I will start today and add to my mineral sites each month, I get mine at the Waynesburg feed mill, cost around $60 for all 4 bags and makes 200 pounds


----------



## ironman172 (Apr 12, 2009)

The deer never messed with my 3 spots, our lucky buck 2 years ago and never messed with it , they will lick the salt block and believe they liked the big&j block


----------



## fireline (Jun 14, 2007)

I have holes 3’ wide and foot deep in the middle after 3 years, I will put a few cameras up and they are usually on it in a few days, and I get pictures of mature bucks still carrying the horns


----------



## ironman172 (Apr 12, 2009)

I'll keep up with mine


----------



## fireline (Jun 14, 2007)

That is a 2 pound coffee can in the hole


----------



## fireline (Jun 14, 2007)

It’s been 1 week and they are using it pretty good


----------



## hunt-n-fish (Jun 19, 2007)

Fireline, equal amounts of material?


----------



## fireline (Jun 14, 2007)

Yes, 1 part of each of the bags shown above.


----------



## T-180 (Oct 18, 2005)

I keep ours refreshed year round. The activity picks up & drops off, but I make sure they have plenty, non stop. Great to throw a cam on when the racks start, as long as you put the site in a good location.


----------



## Muddy (May 7, 2017)

I checked my mineral site out over the weekend. It’s been frozen up and unused all winter. I was pleasantly surprised to find it being used again.
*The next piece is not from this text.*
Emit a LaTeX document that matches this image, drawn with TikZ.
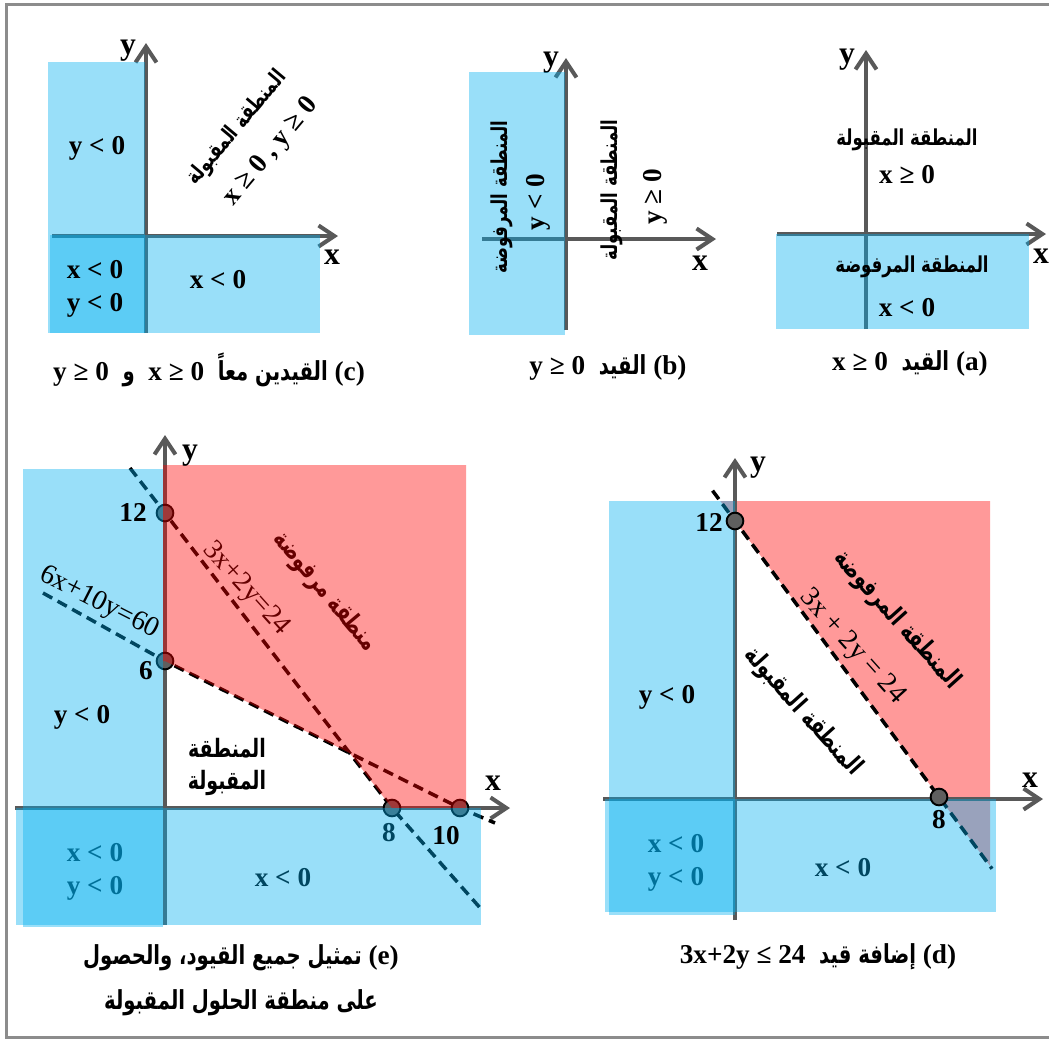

Multiple deer were on film digging through the snow to get to it.


----------



## andrew j (Feb 15, 2021)

Have been thinking of getting one soon


----------



## bobk (Apr 30, 2004)

Time to get the cameras out.


----------



## Carpn (Apr 5, 2004)




----------



## Carpn (Apr 5, 2004)

I put out a couple cameras at established mineral sites in early July . This guy pictures above should be pretty nice come fall .


----------



## ironman172 (Apr 12, 2009)

Guess I need to make a trip, think it's been since February


----------